Philanthropic entertainer Quincy Jones leaves an impact on the world as a
When it comes to Black history most people speak of inventors, scientists, civil rights leaders, or even ancient royalty. We rarely make musicians the topic when discussing African American history. The irony of this is that music is and has always been such a big part of culture and history.
Taking a closer look at African American history will reveal that musicians have also made strides as inventors, scientists, and civil rights activists. Although musicians are entertainers, there are still facets of skill and purpose involved. Playing an instrument, composing, or using your voice as an instrument all require skill. Being a musician also provides a platform, but then each of them must decide how to use that platform.
Quincy Jones has an ongoing career of 60 years in the entertainment industry. Over the course of his career, he has transitioned from a man behind great music to the man in front of important causes. For Quincy, being a famous musician and social activist go hand and hand.
Opportunity awaits preparation
Quincy was born in March of 1933 on the South Side of Chicago. Like many African Americans during this time, his family migrated from the south. There was a period known as the Great Migration which led many families northward and his family settled in Chicago. With this move, they weren’t too far removed from the ugliness of the south considering his paternal grandmother was an ex-slave in Louisville.
While growing up Jones had a neighbor who he could hear playing piano through the walls. Listening through the walls was not enough for him so he eventually fulfilled his desire to play the keys with his neighbor. His childhood, unfortunately, turned from sweet to bitter when his mother suffered a schizophrenic breakdown. She was taken to a mental institution shortly after that and his father eventually remarried.
Around 1943, Quincy and his newly formed family moved to Seattle, Washington where he developed his skills as a trumpeter and arranger. At the age of 14, he met 16-year-old Ray Charles after witnessing a performance which was quite inspiring to him. His talent offered him several scholarships that he took full advantage of by attending several different schools via transfers. He was also given the opportunity to tour with Lionel Hampton. This opportunity took him through Europe which ultimately affected his views of racism in the U.S.
By the time he was 23, he was working for CBS as part of their band, playing the trumpet for a young Elvis, and touring the Middle East and South America. As time went on he began to get even better opportunities and was given more musical responsibility. He even moved to Paris and became the vice-president of Mercury, a record label in France. He made history in doing so becoming the first African American to hold the position.
Welcome to the Big League
Young Quincy Jones had experienced both success and failure in his career as it continued to grow. He was also learning that there was more to the music business than simply having talent and applying it. As he learned from his mistakes and began to progress he got the chance to compose his first movie in 1961. The music for “The Pawnbroker” released in 1964 was composed by Quincy Jones. It was his first of many as his career boasts nearly 40 major motion picture scores. His compositions even spread to television composing for shows like “Sanford and Son”, starring his close friend Redd Foxx.

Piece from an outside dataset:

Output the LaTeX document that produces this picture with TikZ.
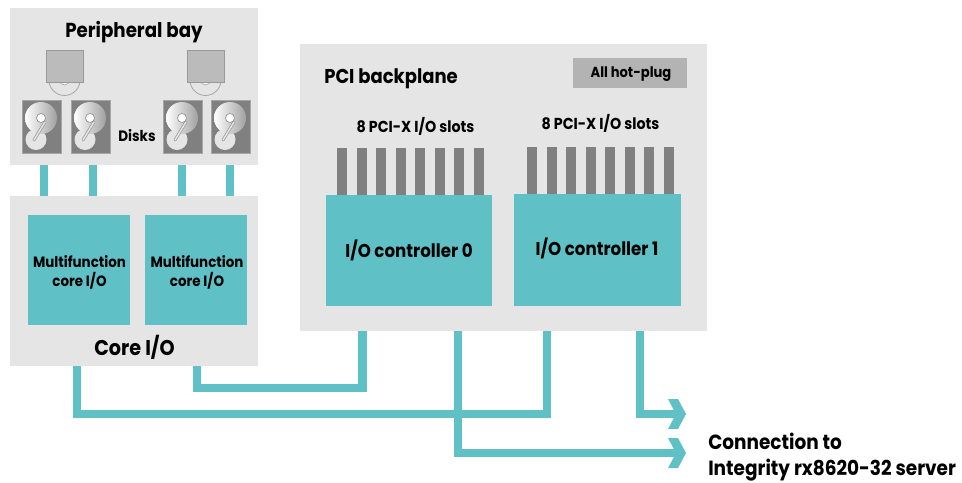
\documentclass[tikz,border=0pt]{standalone}
\usepackage{fontspec}
\setmainfont{Poppins}[FakeStretch=0.9,BoldFont=*,UprightFont=* Bold]
\definecolor{panel}{HTML}{E5E5E5}
\definecolor{teal}{HTML}{5FC0C6}
\definecolor{slotgrey}{HTML}{808080}
\definecolor{hotgrey}{HTML}{B3B3B3}
\newcommand{\rectnode}[6]{\node[#2,minimum width={((#5)-(#3))*0.75pt},minimum height={((#6)-(#4))*0.75pt}] (#1) at ({((#3)+(#5))/2},{((#4)+(#6))/2}) {};}
\newcommand{\harddisk}[2]{%
  \rectnode{hd#1}{disk}{#2}{100}{#2+39}{153}
  \fill[panel] (#2+14,139.5) circle[radius=10.5];
  \shade[left color=white,right color=slotgrey!75!white] (#2+19,118) circle[radius=16];
  \draw[line width=2.2pt,slotgrey!80!white,line cap=round] (#2+23,122) -- (#2+12,140);
  \draw[line width=1.1pt,panel,line cap=round] (#2+23,122) -- (#2+12,140);
  \draw[slotgrey,fill=white,line width=0.4pt] (#2+19,118) circle[radius=4.5];
}
\newcommand{\optical}[2]{%
  \draw[slotgrey!70!white,fill=panel,line width=0.6pt] (#2+18.5,80) circle[radius=15.5];
  \draw[slotgrey!70!white,fill=white,line width=0.5pt] (#2+18.5,80) circle[radius=5];
  \rectnode{od#1}{drive}{#2}{50}{#2+37}{82}
}
\newcommand{\slots}[3]{%
  \foreach \i in {0,...,7} {\rectnode{s#1\i}{slotbar}{#2+19.55*\i}{#3}{#2+19.55*\i+10}{#3+48}}
}
\newcommand{\chevron}[3]{\fill[teal] (#2,#3-15) -- (#2+10,#3-15) -- (#2+18,#3) -- (#2+10,#3+15) -- (#2,#3+15) -- (#2+8,#3) -- cycle;}
\tikzset{
  panelbox/.style={fill=panel,inner sep=0pt,outer sep=0pt},
  tealbox/.style={fill=teal,inner sep=0pt,outer sep=0pt},
  disk/.style={fill=slotgrey,draw=slotgrey!70!white,line width=0.3pt,inner sep=0pt,outer sep=0pt},
  drive/.style={fill=hotgrey!90!white,draw=slotgrey!80!white,line width=0.6pt,inner sep=0pt,outer sep=0pt},
  slotbar/.style={fill=slotgrey,inner sep=0pt,outer sep=0pt},
  hotbox/.style={fill=hotgrey,inner sep=0pt,outer sep=0pt},
  wire/.style={draw=teal,line width=6.2pt,line join=miter,line cap=butt},
  txt/.style={inner sep=0pt,text=black},
  big/.style={txt,font=\fontsize{15.2}{17}\selectfont},
  mid/.style={txt,font=\fontsize{11.9}{13}\selectfont},
  small/.style={txt,font=\fontsize{11.2}{14.2}\selectfont,align=center},
  con/.style={txt,font=\fontsize{15.4}{19}\selectfont,align=left},
}
\begin{document}
\begin{tikzpicture}[x=0.75pt,y=-0.75pt]
\useasboundingbox (0,0) rectangle (962,482);
% panels
\rectnode{bay}{panelbox}{10}{8}{258}{165}
\rectnode{core}{panelbox}{10}{196}{258}{366}
\rectnode{pci}{panelbox}{300}{44}{707}{331}
% bay to core links
\foreach \n/\x in {a/44,b/93,c/182,d/230} {
  \coordinate (x\n) at (\x,180);
  \draw[wire] (x\n |- bay.south) -- (x\n |- core.north);
}
% peripheral bay
\node[big] (baytitle) at (134,32) {Peripheral bay};
\optical{1}{46}
\optical{2}{187}
\harddisk{1}{22}
\harddisk{2}{71}
\harddisk{3}{163}
\harddisk{4}{211}
\node[mid,font=\fontsize{11.3}{13}\selectfont] (disks) at (137,136) {Disks};
% core i/o
\rectnode{mf0}{tealbox}{28}{215}{130}{325}
\rectnode{mf1}{tealbox}{145}{215}{247}{325}
\node[small] (mf0t) at (79.5,272) {Multifunction\\core I/O};
\node[small] (mf1t) at (197,272) {Multifunction\\core I/O};
\node[big,font=\fontsize{16}{17}\selectfont] (coret) at (134.5,347) {Core I/O};
% backplane
\node[big,font=\fontsize{15}{17}\selectfont,anchor=west] (pcit) at (324,79) {PCI backplane};
\rectnode{hot}{hotbox}{573}{58}{687}{88}
\node[mid,font=\fontsize{10.9}{13}\selectfont] (hott) at (631,74) {All hot-plug};
\node[mid] (sl0t) at (415.5,126) {8 PCI-X I/O slots};
\node[mid] (sl1t) at (600.5,123) {8 PCI-X I/O slots};
\slots{a}{337}{148}
\slots{b}{527}{147}
\rectnode{ctl0}{tealbox}{326}{195}{492}{306}
\rectnode{ctl1}{tealbox}{514}{194}{681}{306}
\node[big,font=\fontsize{13.9}{17}\selectfont] (ctl0t) at (409,250) {I/O controller 0};
\node[big,font=\fontsize{13.9}{17}\selectfont] (ctl1t) at (597,248) {I/O controller 1};
% lower connectors
\coordinate (la) at (197,388);
\coordinate (lar) at (362.6,388);
\coordinate (lb) at (77,413.7);
\coordinate (lbr) at (547,413.7);
\coordinate (lc) at (458,453);
\coordinate (lcend) at (678,453);
\coordinate (ld) at (640,414);
\coordinate (ldend) at (678,414);
\draw[wire] (la |- core.south) -- (la) -- (lar) -- (lar |- pci.south);
\draw[wire] (lb |- core.south) -- (lb) -- (lbr) -- (lbr |- pci.south);
\draw[wire] (lc |- pci.south) -- (lc) -- (lcend);
\draw[wire] (ld |- pci.south) -- (ld) -- (ldend);
\chevron{1}{668}{414}
\chevron{2}{668}{453}
\node[con,anchor=north west] (conn) at (708,433) {Connection to\\Integrity rx8620-32 server};
\end{tikzpicture}
\end{document}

He also continued to produce and arrange for popular recording artists of the time. Quincy then applied his talent to film production producing films like “The Wiz”. In 1985 he made his way into philanthropy by using his influence to gather major American recording artists to record the song “We Are the World“. The goal was to raise money for the victims of famine in Ethiopia. Switching gears again he dove headfirst into television production producing shows like “The Fresh Prince of Bel-Air” which is still a cultural favorite in the 21st century.
Quincy Jones has a career that is still going after 60 years. In this 60 years, he has accomplished so many things there isn’t enough time or space to appropriately capture it here. Nonetheless, he is the epitome of a living legend. Quincy gave us Michael Jackson’s Thriller (with Michael’s help of course), an autobiography, countless musical productions, a wide variety of compositions, television shows, and movies. He holds a record of 80 Grammy Award nominations with 28 Grammys and a Grammy Legend Award in 1992.
In addition to all of that, as of 2017, he got together with French producer Reza Ackbaraly to start Qwest TV. It’s the world’s first subscription video-on-demand (SVOD) service for jazz and eclectic music from around the world. At age 86, Quincy is the gift that just keeps on giving. He has been very vocal as a social activist since the 1960s including being a founding father of the Institute for Black American Music. His philanthropic efforts have built homes in South Africa, assisted underprivileged children, and supported a numerous amount of charitable causes.
Quincy’s life and career exemplify Black History. It reeks of trauma, perseverance, setbacks, and triumph. He also brought others along for the ride to accompany him in his triumph. Through it all, he never forgot where he came from and makes a conscious effort to give back. He also strives to educate the youth from a cultural and historical aspect.
Each of us may not have the outreach that Quincy Jones has but each of us have our own power. If we use our strengths to build one another up we will go farther. The accomplishment of one can benefit many. If each one continues to teach one, Black history will continue to evolve.